# [Description of the task]
Please quote exactly the lines below from the line containing "Write a component" to the line containing "import * as", both lines included, and nothing else.

# [Records supplied]

□ □ □ □ □

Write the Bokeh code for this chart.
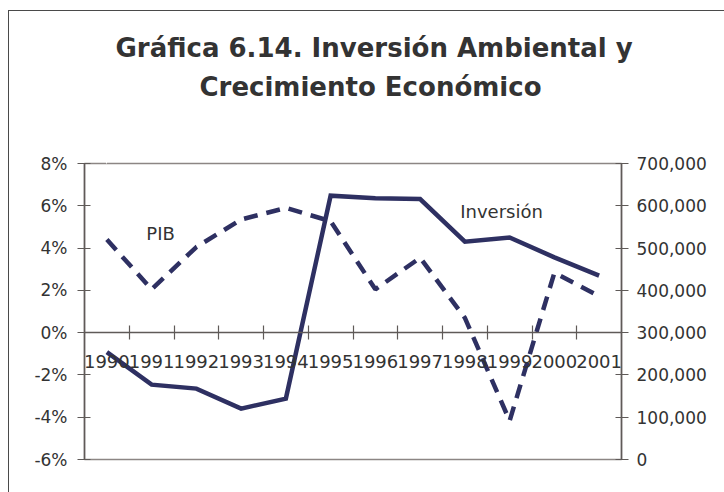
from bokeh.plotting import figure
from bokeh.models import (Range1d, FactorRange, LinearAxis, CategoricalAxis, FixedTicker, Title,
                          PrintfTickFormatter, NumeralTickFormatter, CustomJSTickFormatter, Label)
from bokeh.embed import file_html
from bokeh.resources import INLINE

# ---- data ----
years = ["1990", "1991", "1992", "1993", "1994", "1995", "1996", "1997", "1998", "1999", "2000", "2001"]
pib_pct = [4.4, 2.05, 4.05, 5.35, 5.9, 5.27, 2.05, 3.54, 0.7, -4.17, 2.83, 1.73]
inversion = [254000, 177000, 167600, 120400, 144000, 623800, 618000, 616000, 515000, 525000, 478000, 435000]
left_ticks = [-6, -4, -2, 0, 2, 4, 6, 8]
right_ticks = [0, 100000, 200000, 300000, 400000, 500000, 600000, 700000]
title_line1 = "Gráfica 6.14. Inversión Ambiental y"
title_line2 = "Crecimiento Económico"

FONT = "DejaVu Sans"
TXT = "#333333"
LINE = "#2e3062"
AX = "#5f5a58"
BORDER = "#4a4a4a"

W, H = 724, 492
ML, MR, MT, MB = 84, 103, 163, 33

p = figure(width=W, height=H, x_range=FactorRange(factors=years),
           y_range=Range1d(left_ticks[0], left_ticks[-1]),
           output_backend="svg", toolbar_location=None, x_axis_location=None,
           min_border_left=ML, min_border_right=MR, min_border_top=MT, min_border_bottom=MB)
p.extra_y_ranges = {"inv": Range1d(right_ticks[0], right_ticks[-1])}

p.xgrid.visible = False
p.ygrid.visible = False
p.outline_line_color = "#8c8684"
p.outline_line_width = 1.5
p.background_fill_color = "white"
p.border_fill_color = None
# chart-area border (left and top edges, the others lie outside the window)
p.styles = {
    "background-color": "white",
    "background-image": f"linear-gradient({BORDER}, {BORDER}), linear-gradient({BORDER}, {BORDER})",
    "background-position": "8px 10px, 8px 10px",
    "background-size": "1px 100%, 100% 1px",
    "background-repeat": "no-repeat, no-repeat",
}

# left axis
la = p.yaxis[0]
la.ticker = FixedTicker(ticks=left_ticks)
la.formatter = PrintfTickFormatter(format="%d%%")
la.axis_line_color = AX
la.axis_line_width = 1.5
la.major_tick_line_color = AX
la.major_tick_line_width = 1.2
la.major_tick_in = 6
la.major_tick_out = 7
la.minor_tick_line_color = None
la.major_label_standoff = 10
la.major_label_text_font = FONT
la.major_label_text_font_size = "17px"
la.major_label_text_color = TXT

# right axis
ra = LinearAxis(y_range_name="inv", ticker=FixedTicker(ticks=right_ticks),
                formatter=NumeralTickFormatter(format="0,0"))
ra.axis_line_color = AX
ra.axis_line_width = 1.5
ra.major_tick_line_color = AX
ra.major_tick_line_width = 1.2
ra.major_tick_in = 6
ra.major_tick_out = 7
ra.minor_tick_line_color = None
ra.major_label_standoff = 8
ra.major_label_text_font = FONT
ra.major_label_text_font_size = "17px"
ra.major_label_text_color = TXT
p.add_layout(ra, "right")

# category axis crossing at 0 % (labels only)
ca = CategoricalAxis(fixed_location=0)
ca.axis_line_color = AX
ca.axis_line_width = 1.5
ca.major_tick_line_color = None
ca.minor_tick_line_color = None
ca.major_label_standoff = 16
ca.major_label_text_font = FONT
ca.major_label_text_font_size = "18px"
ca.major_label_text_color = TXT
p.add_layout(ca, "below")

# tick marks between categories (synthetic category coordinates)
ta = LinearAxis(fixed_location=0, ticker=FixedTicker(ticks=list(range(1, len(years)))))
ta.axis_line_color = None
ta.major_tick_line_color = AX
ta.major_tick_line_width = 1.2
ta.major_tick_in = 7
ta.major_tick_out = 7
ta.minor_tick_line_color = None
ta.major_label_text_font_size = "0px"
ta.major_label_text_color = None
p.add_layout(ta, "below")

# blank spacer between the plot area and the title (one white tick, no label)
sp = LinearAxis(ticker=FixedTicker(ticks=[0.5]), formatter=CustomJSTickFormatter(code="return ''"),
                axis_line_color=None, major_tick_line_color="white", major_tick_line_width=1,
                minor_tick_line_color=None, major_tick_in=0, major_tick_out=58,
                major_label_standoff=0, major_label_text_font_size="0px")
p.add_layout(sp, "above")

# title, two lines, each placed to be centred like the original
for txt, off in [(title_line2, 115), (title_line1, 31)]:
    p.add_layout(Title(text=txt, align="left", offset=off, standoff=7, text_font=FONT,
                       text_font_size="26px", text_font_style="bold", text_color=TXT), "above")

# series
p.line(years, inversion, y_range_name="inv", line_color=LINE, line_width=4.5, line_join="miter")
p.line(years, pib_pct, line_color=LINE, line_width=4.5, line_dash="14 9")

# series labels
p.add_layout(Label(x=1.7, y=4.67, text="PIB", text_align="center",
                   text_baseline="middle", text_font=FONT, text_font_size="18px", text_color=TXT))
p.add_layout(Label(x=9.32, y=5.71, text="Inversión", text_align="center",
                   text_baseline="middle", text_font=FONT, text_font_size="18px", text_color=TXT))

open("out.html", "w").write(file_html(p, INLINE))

□ □ □ □ □

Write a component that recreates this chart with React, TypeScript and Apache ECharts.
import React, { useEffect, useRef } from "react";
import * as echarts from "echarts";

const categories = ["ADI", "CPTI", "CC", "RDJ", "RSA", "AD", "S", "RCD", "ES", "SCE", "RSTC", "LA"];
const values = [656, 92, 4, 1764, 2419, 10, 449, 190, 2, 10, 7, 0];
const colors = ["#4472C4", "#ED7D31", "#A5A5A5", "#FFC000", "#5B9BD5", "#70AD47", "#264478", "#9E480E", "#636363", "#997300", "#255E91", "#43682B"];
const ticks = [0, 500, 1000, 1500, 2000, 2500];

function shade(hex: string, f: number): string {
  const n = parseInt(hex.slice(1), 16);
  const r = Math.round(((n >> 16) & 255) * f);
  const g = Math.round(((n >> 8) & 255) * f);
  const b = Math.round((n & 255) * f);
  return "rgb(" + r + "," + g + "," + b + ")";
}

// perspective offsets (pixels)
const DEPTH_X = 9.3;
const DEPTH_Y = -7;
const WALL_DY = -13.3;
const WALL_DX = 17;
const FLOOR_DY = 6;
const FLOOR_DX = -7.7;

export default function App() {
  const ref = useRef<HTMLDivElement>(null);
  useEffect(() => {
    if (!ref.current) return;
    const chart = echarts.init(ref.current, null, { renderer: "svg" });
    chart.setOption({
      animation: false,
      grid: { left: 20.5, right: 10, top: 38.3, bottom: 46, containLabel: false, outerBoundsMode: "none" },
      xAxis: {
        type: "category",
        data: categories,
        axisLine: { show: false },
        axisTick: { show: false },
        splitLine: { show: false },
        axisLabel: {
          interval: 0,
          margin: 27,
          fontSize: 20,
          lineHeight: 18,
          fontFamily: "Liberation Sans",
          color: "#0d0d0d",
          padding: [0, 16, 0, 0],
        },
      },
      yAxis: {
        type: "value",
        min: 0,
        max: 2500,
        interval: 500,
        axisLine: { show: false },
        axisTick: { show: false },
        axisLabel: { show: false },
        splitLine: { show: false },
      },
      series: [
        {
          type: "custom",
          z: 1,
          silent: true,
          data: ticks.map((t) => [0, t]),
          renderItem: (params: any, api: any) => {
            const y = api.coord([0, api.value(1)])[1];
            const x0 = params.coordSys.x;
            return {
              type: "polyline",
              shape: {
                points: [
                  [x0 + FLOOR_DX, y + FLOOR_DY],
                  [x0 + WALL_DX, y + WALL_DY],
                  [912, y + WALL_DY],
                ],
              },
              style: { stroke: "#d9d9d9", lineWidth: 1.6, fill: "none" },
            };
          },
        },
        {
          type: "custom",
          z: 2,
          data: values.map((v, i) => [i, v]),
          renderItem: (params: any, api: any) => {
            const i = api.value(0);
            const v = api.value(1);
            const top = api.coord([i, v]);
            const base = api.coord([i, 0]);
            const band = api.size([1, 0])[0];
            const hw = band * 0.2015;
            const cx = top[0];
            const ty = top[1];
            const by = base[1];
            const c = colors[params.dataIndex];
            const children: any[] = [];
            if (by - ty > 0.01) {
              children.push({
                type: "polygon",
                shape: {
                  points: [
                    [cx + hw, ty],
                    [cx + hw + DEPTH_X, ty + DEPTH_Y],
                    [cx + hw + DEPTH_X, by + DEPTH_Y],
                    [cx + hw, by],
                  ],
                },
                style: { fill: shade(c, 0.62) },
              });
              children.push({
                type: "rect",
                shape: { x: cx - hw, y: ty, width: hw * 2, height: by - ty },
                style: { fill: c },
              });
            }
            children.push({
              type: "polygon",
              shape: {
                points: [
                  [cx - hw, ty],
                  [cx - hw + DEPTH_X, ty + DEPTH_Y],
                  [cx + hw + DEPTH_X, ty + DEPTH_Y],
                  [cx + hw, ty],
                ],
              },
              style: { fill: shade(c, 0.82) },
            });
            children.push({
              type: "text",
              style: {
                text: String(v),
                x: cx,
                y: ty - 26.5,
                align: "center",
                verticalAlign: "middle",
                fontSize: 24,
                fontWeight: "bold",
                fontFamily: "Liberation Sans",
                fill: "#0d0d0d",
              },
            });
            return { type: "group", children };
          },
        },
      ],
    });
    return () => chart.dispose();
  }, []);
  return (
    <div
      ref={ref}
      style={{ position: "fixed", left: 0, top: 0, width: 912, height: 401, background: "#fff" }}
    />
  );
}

□ □ □ □ □

# [Output below]
Write a component that recreates this chart with React, TypeScript and Apache ECharts.
import React, { useEffect, useRef } from "react";
import * as echarts from "echarts";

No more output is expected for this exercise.